- Title card

惑星ロボ・ダンガードA (Wakusei Robo Dangādo A (Ēsu))
- Genre: Mecha
- Created by: Leiji Matsumoto; Dan Kobayashi;
- Directed by: Tomoharu Katsumata
- Written by: Mitsuru Majima Sōji Yoshikawa Tatsuo Tamura Haruya Yamazaki
- Music by: Shunsuke Kikuchi
- Studio: Toei Animation
- Original network: FNS (Fuji TV)
- Original run: March 6, 1977 – March 26, 1978
- Episodes: 56
- Written by: Leiji Matsumoto
- Published by: Akita Shoten
- Magazine: Boken Oh
- Original run: 1977 – 1978
- Volumes: 2

Danguard Ace vs. Insect Robot Troop
- Directed by: Masayuki Akehi
- Produced by: Imada Chaiki
- Written by: Tatsuo Tamura
- Music by: Shunsuke Kikuchi
- Studio: Toei Animation
- Released: July 17, 1977
- Runtime: 30 minutes

Danguard Ace: The Great Space War
- Directed by: Masayuki Akehi
- Produced by: Imada Chaiki
- Written by: Tatsuo Tamura
- Music by: Shunsuke Kikuchi
- Studio: Toei Animation
- Released: March 18, 1978
- Runtime: 30 minutes

= Wakusei Robo Danguard Ace =

Japanese anime television series

Planetary Robot Danguard Ace (惑星ロボ ダンガード, Wakusei Robo Dangādo Ēsu) is a Japanese science fiction anime series created by Leiji Matsumoto with Dan Kobayashi.

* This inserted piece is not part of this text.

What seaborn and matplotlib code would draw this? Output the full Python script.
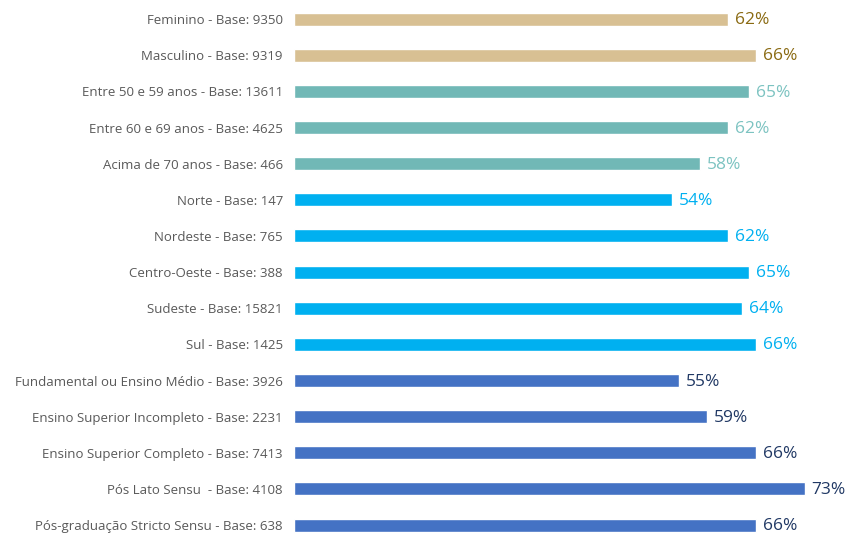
import matplotlib
matplotlib.use("Agg")
import matplotlib.pyplot as plt
import seaborn as sns
import pandas as pd

sns.set_theme(style="white")
plt.rcParams['font.family'] = ['Open Sans', 'DejaVu Sans']

### Data
labels = [
    "Feminino - Base: 9350",
    "Masculino - Base: 9319",
    "Entre 50 e 59 anos - Base: 13611",
    "Entre 60 e 69 anos - Base: 4625",
    "Acima de 70 anos - Base: 466",
    "Norte - Base: 147",
    "Nordeste - Base: 765",
    "Centro-Oeste - Base: 388",
    "Sudeste - Base: 15821",
    "Sul - Base: 1425",
    "Fundamental ou Ensino Médio - Base: 3926",
    "Ensino Superior Incompleto - Base: 2231",
    "Ensino Superior Completo - Base: 7413",
    "Pós Lato Sensu  - Base: 4108",
    "Pós-graduação Stricto Sensu - Base: 638",
]
values = [62, 66, 65, 62, 58, 54, 62, 65, 64, 66, 55, 59, 66, 73, 66]
groups = ["Sexo"] * 2 + ["Idade"] * 3 + ["Região"] * 5 + ["Escolaridade"] * 5

bar_colors = {"Sexo": "#D8C093", "Idade": "#71B8B6", "Região": "#00B0F0", "Escolaridade": "#4472C4"}
text_colors = {"Sexo": "#8A6A12", "Idade": "#7CC3C1", "Região": "#00B0F0", "Escolaridade": "#203864"}

df = pd.DataFrame({"label": labels, "value": values, "group": groups})

### Plot
fig = plt.figure(figsize=(8.5, 5.33), dpi=100)
ax = fig.add_axes([0.346, 0.0, 0.654, 1.0])

sns.barplot(data=df, x="value", y="label", hue="group", palette=bar_colors,
            dodge=False, width=0.36, saturation=1, legend=False, ax=ax)

for i, (v, g) in enumerate(zip(values, groups)):
    ax.text(v + 1.0, i + 0.03, f"{v}%", va="center", ha="left", fontsize=12.5,
            color=text_colors[g])

ax.set_xlim(0, 79.5)
ax.set_ylim(14.22, -0.53)
ax.set_xlabel("")
ax.set_ylabel("")
ax.set_xticks([])
ax.tick_params(axis="y", length=0, pad=8, labelsize=9.5, labelcolor="#595959")
sns.despine(ax=ax, left=True, bottom=True)

fig.savefig("out.png", dpi=100)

Danguard Ace was Matsumoto's only contribution to the mecha genre.

==Synopsis==
Danguard Ace takes place on a future Earth in which natural resources have been depleted. People have begun looking toward other planets to survive, in particular to the tenth planet, Promete. Although people had hoped to peacefully settle there, disaster strikes as the first explorers are destroyed by betrayal.

After this event, an individual named Mr. Doppler announces that all attempts to reach Promete surrender to his command, those who do not will be destroyed. Using his own resources, Doppler constructs a vast military force greater than that of Earth's. He forbids anyone from approaching the planet, under the insane belief that only he is entitled to it.

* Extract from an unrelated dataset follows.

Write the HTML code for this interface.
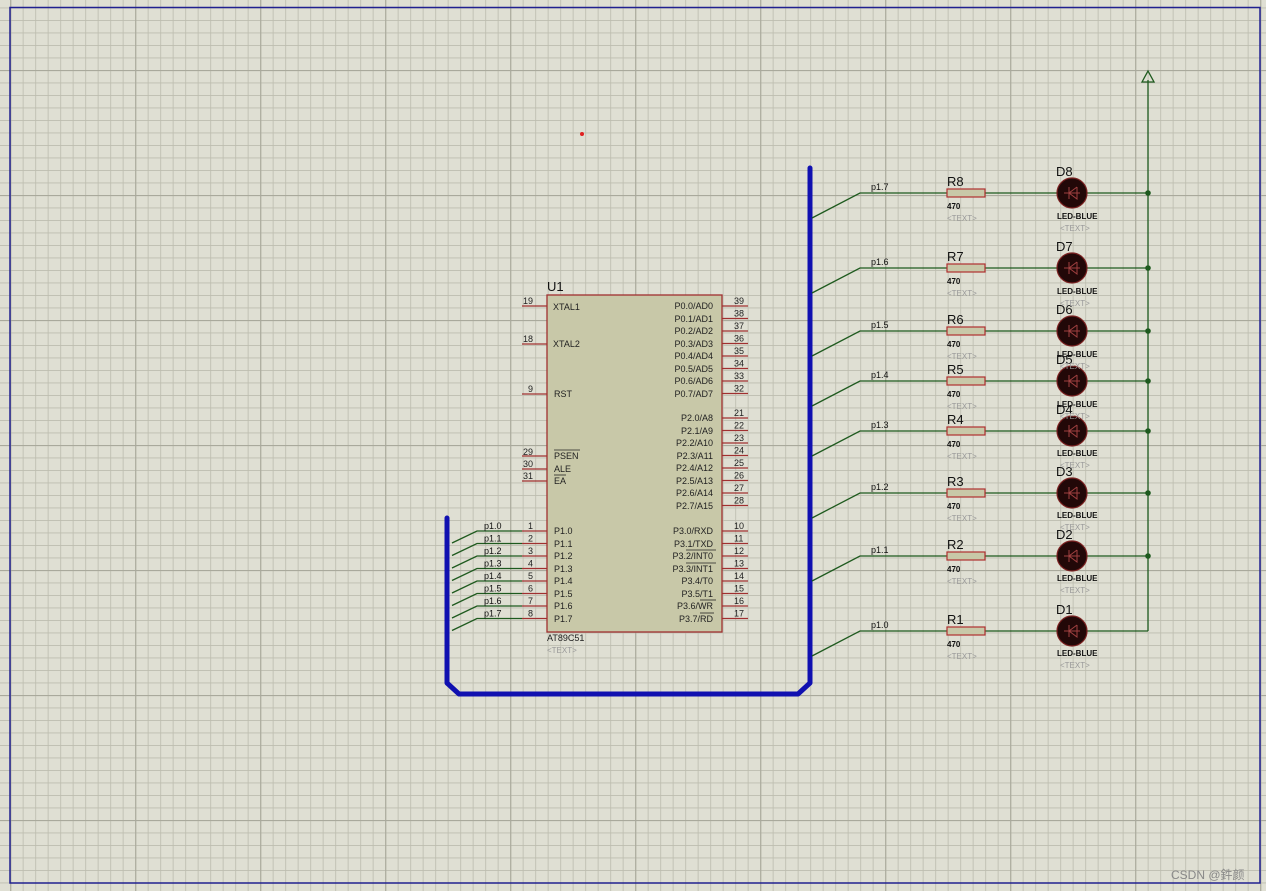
<!DOCTYPE html>
<html><head><meta charset="utf-8"><style>
html,body{margin:0;padding:0;background:#dcdcd0;}
svg{display:block;font-family:"Liberation Sans",sans-serif;}
.pn{font-size:9px;fill:#222;}
.nm{font-size:9px;fill:#222;}
.lb{font-size:9px;fill:#111;}
.big{font-size:13px;fill:#111;}
.sm{font-size:8px;fill:#111;font-weight:bold;}
.tx{font-size:8px;fill:#999;}
.g{stroke:#1e5a1e;stroke-width:1.3;fill:none;}
.p{stroke:#a03030;stroke-width:1.3;}
</style></head><body>
<svg width="1266" height="891" viewBox="0 0 1266 891" xmlns="http://www.w3.org/2000/svg">
<defs>
<pattern id="mi" width="12.5" height="12.5" patternUnits="userSpaceOnUse" patternTransform="translate(10.2,7.5)">
<path d="M0 0H12.5M0 0V12.5" stroke="#bdbdaf" stroke-width="1.7" fill="none"/></pattern>
<pattern id="ma" width="125" height="125" patternUnits="userSpaceOnUse" patternTransform="translate(10.2,70)">
<path d="M0 0H125M0 0V125" stroke="#a9a99c" stroke-width="2.2" fill="none"/></pattern>
</defs>
<rect width="1266" height="891" fill="#dfdfd3"/>
<rect width="1266" height="891" fill="url(#mi)"/>
<rect width="1266" height="891" fill="url(#ma)"/>
<rect x="10" y="7.5" width="1250" height="875.5" fill="none" stroke="#202090" stroke-width="1.5"/>
<circle cx="582" cy="134" r="2" fill="#e02020"/>

<text x="547" y="291" class="big">U1</text>
<rect x="547" y="295" width="175" height="337" fill="#c8c8a8" stroke="#a03030" stroke-width="1.3"/>
<g class="p">
<line x1="522" y1="306" x2="547" y2="306"/><line x1="522" y1="344" x2="547" y2="344"/><line x1="522" y1="394" x2="547" y2="394"/>
<line x1="522" y1="456" x2="547" y2="456"/><line x1="522" y1="469" x2="547" y2="469"/><line x1="522" y1="481" x2="547" y2="481"/>
<line x1="522" y1="531" x2="547" y2="531"/><line x1="522" y1="543.5" x2="547" y2="543.5"/><line x1="522" y1="556" x2="547" y2="556"/><line x1="522" y1="568.5" x2="547" y2="568.5"/>
<line x1="522" y1="581" x2="547" y2="581"/><line x1="522" y1="593.5" x2="547" y2="593.5"/><line x1="522" y1="606" x2="547" y2="606"/><line x1="522" y1="618.5" x2="547" y2="618.5"/>
<line x1="722" y1="306" x2="748" y2="306"/><line x1="722" y1="318.5" x2="748" y2="318.5"/><line x1="722" y1="331" x2="748" y2="331"/><line x1="722" y1="343.5" x2="748" y2="343.5"/>
<line x1="722" y1="356" x2="748" y2="356"/><line x1="722" y1="368.5" x2="748" y2="368.5"/><line x1="722" y1="381" x2="748" y2="381"/><line x1="722" y1="393.5" x2="748" y2="393.5"/>
<line x1="722" y1="418" x2="748" y2="418"/><line x1="722" y1="430.5" x2="748" y2="430.5"/><line x1="722" y1="443" x2="748" y2="443"/><line x1="722" y1="455.5" x2="748" y2="455.5"/>
<line x1="722" y1="468" x2="748" y2="468"/><line x1="722" y1="480.5" x2="748" y2="480.5"/><line x1="722" y1="493" x2="748" y2="493"/><line x1="722" y1="505.5" x2="748" y2="505.5"/>
<line x1="722" y1="531" x2="748" y2="531"/><line x1="722" y1="543.5" x2="748" y2="543.5"/><line x1="722" y1="556" x2="748" y2="556"/><line x1="722" y1="568.5" x2="748" y2="568.5"/>
<line x1="722" y1="581" x2="748" y2="581"/><line x1="722" y1="593.5" x2="748" y2="593.5"/><line x1="722" y1="606" x2="748" y2="606"/><line x1="722" y1="618.5" x2="748" y2="618.5"/>
</g>
<g class="pn">
<text x="523" y="304">19</text><text x="523" y="342">18</text><text x="528" y="392">9</text>
<text x="523" y="455">29</text><text x="523" y="467">30</text><text x="523" y="479">31</text>
<text x="528" y="529">1</text><text x="528" y="541.5">2</text><text x="528" y="554">3</text><text x="528" y="566.5">4</text>
<text x="528" y="579">5</text><text x="528" y="591.5">6</text><text x="528" y="604">7</text><text x="528" y="616.5">8</text>
<text x="734" y="304">39</text><text x="734" y="316.5">38</text><text x="734" y="329">37</text><text x="734" y="341.5">36</text>
<text x="734" y="354">35</text><text x="734" y="366.5">34</text><text x="734" y="379">33</text><text x="734" y="391.5">32</text>
<text x="734" y="416">21</text><text x="734" y="428.5">22</text><text x="734" y="441">23</text><text x="734" y="453.5">24</text>
<text x="734" y="466">25</text><text x="734" y="478.5">26</text><text x="734" y="491">27</text><text x="734" y="503.5">28</text>
<text x="734" y="529">10</text><text x="734" y="541.5">11</text><text x="734" y="554">12</text><text x="734" y="566.5">13</text>
<text x="734" y="579">14</text><text x="734" y="591.5">15</text><text x="734" y="604">16</text><text x="734" y="616.5">17</text>
</g>
<g class="nm">
<text x="553" y="310">XTAL1</text><text x="553" y="347">XTAL2</text><text x="554" y="397">RST</text>
<text x="554" y="459">PSEN</text><text x="554" y="472">ALE</text><text x="554" y="484">EA</text>
<text x="554" y="534">P1.0</text><text x="554" y="547">P1.1</text><text x="554" y="559">P1.2</text><text x="554" y="572">P1.3</text>
<text x="554" y="584">P1.4</text><text x="554" y="597">P1.5</text><text x="554" y="609">P1.6</text><text x="554" y="622">P1.7</text>
</g>
<g class="nm" text-anchor="end">
<text x="713" y="309">P0.0/AD0</text><text x="713" y="322">P0.1/AD1</text><text x="713" y="334">P0.2/AD2</text><text x="713" y="347">P0.3/AD3</text>
<text x="713" y="359">P0.4/AD4</text><text x="713" y="372">P0.5/AD5</text><text x="713" y="384">P0.6/AD6</text><text x="713" y="397">P0.7/AD7</text>
<text x="713" y="421">P2.0/A8</text><text x="713" y="434">P2.1/A9</text><text x="713" y="446">P2.2/A10</text><text x="713" y="459">P2.3/A11</text>
<text x="713" y="471">P2.4/A12</text><text x="713" y="484">P2.5/A13</text><text x="713" y="496">P2.6/A14</text><text x="713" y="509">P2.7/A15</text>
<text x="713" y="534">P3.0/RXD</text><text x="713" y="547">P3.1/TXD</text><text x="713" y="559">P3.2/INT0</text><text x="713" y="572">P3.3/INT1</text>
<text x="713" y="584">P3.4/T0</text><text x="713" y="597">P3.5/T1</text><text x="713" y="609">P3.6/WR</text><text x="713" y="622">P3.7/RD</text>
</g>
<g stroke="#222" stroke-width="0.8">
<line x1="554" y1="450" x2="580" y2="450"/><line x1="554" y1="475" x2="566" y2="475"/>
<line x1="686" y1="550" x2="716" y2="550"/><line x1="686" y1="563" x2="716" y2="563"/><line x1="700" y1="600" x2="716" y2="600"/><line x1="700" y1="613" x2="714" y2="613"/>
</g>
<text x="547" y="641" class="nm">AT89C51</text>
<text x="547" y="653" class="tx">&lt;TEXT&gt;</text>

<g class="g">
<path d="M452 543 L477 531 H522"/><path d="M452 555.5 L477 543.5 H522"/><path d="M452 568 L477 556 H522"/><path d="M452 580.5 L477 568.5 H522"/>
<path d="M452 593 L477 581 H522"/><path d="M452 605.5 L477 593.5 H522"/><path d="M452 618 L477 606 H522"/><path d="M452 630.5 L477 618.5 H522"/>
</g>
<g class="lb">
<text x="484" y="529">p1.0</text><text x="484" y="541.5">p1.1</text><text x="484" y="554">p1.2</text><text x="484" y="566.5">p1.3</text>
<text x="484" y="579">p1.4</text><text x="484" y="591.5">p1.5</text><text x="484" y="604">p1.6</text><text x="484" y="616.5">p1.7</text>
</g>

<path d="M447 518 V683 L459 694 H798 L810 683 V168" fill="none" stroke="#1010b0" stroke-width="5" stroke-linejoin="round" stroke-linecap="round"/>

<g class="g">
<path d="M812 218 L860 193 H947 M985 193 H1057 M1087 193 H1148"/>
<path d="M812 293 L860 268 H947 M985 268 H1057 M1087 268 H1148"/>
<path d="M812 356 L860 331 H947 M985 331 H1057 M1087 331 H1148"/>
<path d="M812 406 L860 381 H947 M985 381 H1057 M1087 381 H1148"/>
<path d="M812 456 L860 431 H947 M985 431 H1057 M1087 431 H1148"/>
<path d="M812 518 L860 493 H947 M985 493 H1057 M1087 493 H1148"/>
<path d="M812 581 L860 556 H947 M985 556 H1057 M1087 556 H1148"/>
<path d="M812 656 L860 631 H947 M985 631 H1057 M1087 631 H1148"/>
<path d="M1148 631 V80"/>
<path d="M1142 82 L1148 71 L1154 82 Z"/>
</g>
<g fill="#1e5a1e">
<circle cx="1148" cy="193" r="2.8"/><circle cx="1148" cy="268" r="2.8"/><circle cx="1148" cy="331" r="2.8"/><circle cx="1148" cy="381" r="2.8"/>
<circle cx="1148" cy="431" r="2.8"/><circle cx="1148" cy="493" r="2.8"/><circle cx="1148" cy="556" r="2.8"/>
</g>
<g class="lb">
<text x="871" y="190">p1.7</text><text x="871" y="265">p1.6</text><text x="871" y="328">p1.5</text><text x="871" y="378">p1.4</text>
<text x="871" y="428">p1.3</text><text x="871" y="490">p1.2</text><text x="871" y="553">p1.1</text><text x="871" y="628">p1.0</text>
</g>
<g fill="#c8c8a8" stroke="#b03030" stroke-width="1.2">
<rect x="947" y="189" width="38" height="8"/><rect x="947" y="264" width="38" height="8"/><rect x="947" y="327" width="38" height="8"/><rect x="947" y="377" width="38" height="8"/>
<rect x="947" y="427" width="38" height="8"/><rect x="947" y="489" width="38" height="8"/><rect x="947" y="552" width="38" height="8"/><rect x="947" y="627" width="38" height="8"/>
</g>
<g fill="#220808" stroke="#7a2020" stroke-width="1.2">
<circle cx="1072" cy="193" r="15"/><circle cx="1072" cy="268" r="15"/><circle cx="1072" cy="331" r="15"/><circle cx="1072" cy="381" r="15"/>
<circle cx="1072" cy="431" r="15"/><circle cx="1072" cy="493" r="15"/><circle cx="1072" cy="556" r="15"/><circle cx="1072" cy="631" r="15"/>
</g>
<g fill="none" stroke="#a04040" stroke-width="1">
<path d="M1064 193 H1080 M1077 187 V199 L1069 193 L1077 187 M1069 187 V199"/>
<path d="M1064 268 H1080 M1077 262 V274 L1069 268 L1077 262 M1069 262 V274"/>
<path d="M1064 331 H1080 M1077 325 V337 L1069 331 L1077 325 M1069 325 V337"/>
<path d="M1064 381 H1080 M1077 375 V387 L1069 381 L1077 375 M1069 375 V387"/>
<path d="M1064 431 H1080 M1077 425 V437 L1069 431 L1077 425 M1069 425 V437"/>
<path d="M1064 493 H1080 M1077 487 V499 L1069 493 L1077 487 M1069 487 V499"/>
<path d="M1064 556 H1080 M1077 550 V562 L1069 556 L1077 550 M1069 550 V562"/>
<path d="M1064 631 H1080 M1077 625 V637 L1069 631 L1077 625 M1069 625 V637"/>
</g>
<g class="big">
<text x="947" y="186">R8</text><text x="947" y="261">R7</text><text x="947" y="324">R6</text><text x="947" y="374">R5</text>
<text x="947" y="424">R4</text><text x="947" y="486">R3</text><text x="947" y="549">R2</text><text x="947" y="624">R1</text>
<text x="1056" y="176">D8</text><text x="1056" y="251">D7</text><text x="1056" y="314">D6</text><text x="1056" y="364">D5</text>
<text x="1056" y="414">D4</text><text x="1056" y="476">D3</text><text x="1056" y="539">D2</text><text x="1056" y="614">D1</text>
</g>
<g class="sm">
<text x="947" y="209">470</text><text x="947" y="284">470</text><text x="947" y="347">470</text><text x="947" y="397">470</text>
<text x="947" y="447">470</text><text x="947" y="509">470</text><text x="947" y="572">470</text><text x="947" y="647">470</text>
<text x="1057" y="219">LED-BLUE</text><text x="1057" y="294">LED-BLUE</text><text x="1057" y="357">LED-BLUE</text><text x="1057" y="407">LED-BLUE</text>
<text x="1057" y="456">LED-BLUE</text><text x="1057" y="518">LED-BLUE</text><text x="1057" y="581">LED-BLUE</text><text x="1057" y="656">LED-BLUE</text>
</g>
<g class="tx">
<text x="947" y="221">&lt;TEXT&gt;</text><text x="947" y="296">&lt;TEXT&gt;</text><text x="947" y="359">&lt;TEXT&gt;</text><text x="947" y="409">&lt;TEXT&gt;</text>
<text x="947" y="459">&lt;TEXT&gt;</text><text x="947" y="521">&lt;TEXT&gt;</text><text x="947" y="584">&lt;TEXT&gt;</text><text x="947" y="659">&lt;TEXT&gt;</text>
<text x="1060" y="231">&lt;TEXT&gt;</text><text x="1060" y="306">&lt;TEXT&gt;</text><text x="1060" y="369">&lt;TEXT&gt;</text><text x="1060" y="419">&lt;TEXT&gt;</text>
<text x="1060" y="468">&lt;TEXT&gt;</text><text x="1060" y="530">&lt;TEXT&gt;</text><text x="1060" y="593">&lt;TEXT&gt;</text><text x="1060" y="668">&lt;TEXT&gt;</text>
</g>
<text x="1171" y="879" style="font-family:'Liberation Sans','Noto Sans CJK SC',sans-serif;font-size:12px;fill:#888">CSDN @鈝颜</text>
</svg>
</body></html>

To gain control of Promete, the governments of Earth begin constructing massive combat robots. Doppler is able to attack and destroy all of them before they are completed, except for Danguard Ace. The forces sent to attack Danguard's base were destroyed because of the efforts of Captain Dan. Nothing is known of this mysterious man, except that he previously served Doppler while under mind control.

Takuma Ichimonji, son of the man who betrayed the initial Promete exploration team, becomes a cadet at Danguard's base. Ichimonji hopes that he might restore his father's honor by fighting against Doppler's forces.

==Production==
Some of the main character designs were similar to characters appearing in Space Battleship Yamato, which was known in the U.S. market as Star Blazers. The Takuma Ichimonji character resembles the Space Battleship Yamato character Susumu Kodai. The doctor on the show resembles Dr. Sakezo Sado from Space Battleship Yamato.

==International release==

Cover of the first DVD volume

The series was released in English three times, first by M&M Productions under the title "The Planet Robot Danguard Ace" that saw limited release in Hawaii and the Philippines. The only remaining recording of this dub was a Story Record LP released in Japan. It was then licensed and redubbed by Jim Terry Productions, as part of the Force Five promotion and was rereleased later by combined episodes into a feature-length presentation. This film edit gained a cult following on Showtime during the 1980s.

The titular robot also had a leading role in Marvel Comics' Shogun Warriors series, as well as in the eponymous toy line.

In 2009, William Winckler Productions produced three all-new English dubbed film versions edited from the original series. Winckler, known for Tekkaman the Space Knight, wrote, produced and directed these films, which have been seen on broadband in Japan and a three volume DVD release in the United States.

In the early 1980s, a French-dubbed version was released through Jacques Canestrier Productions entitled Danguard - La Conquete des Planetes, but only the first volume of three episodes were released on VHS. It was released in Hong Kong and Italy in 1978 and was the first anime ever broadcast on a private channel in Italy. It also saw a 1986 release in both South Korea and Taiwan.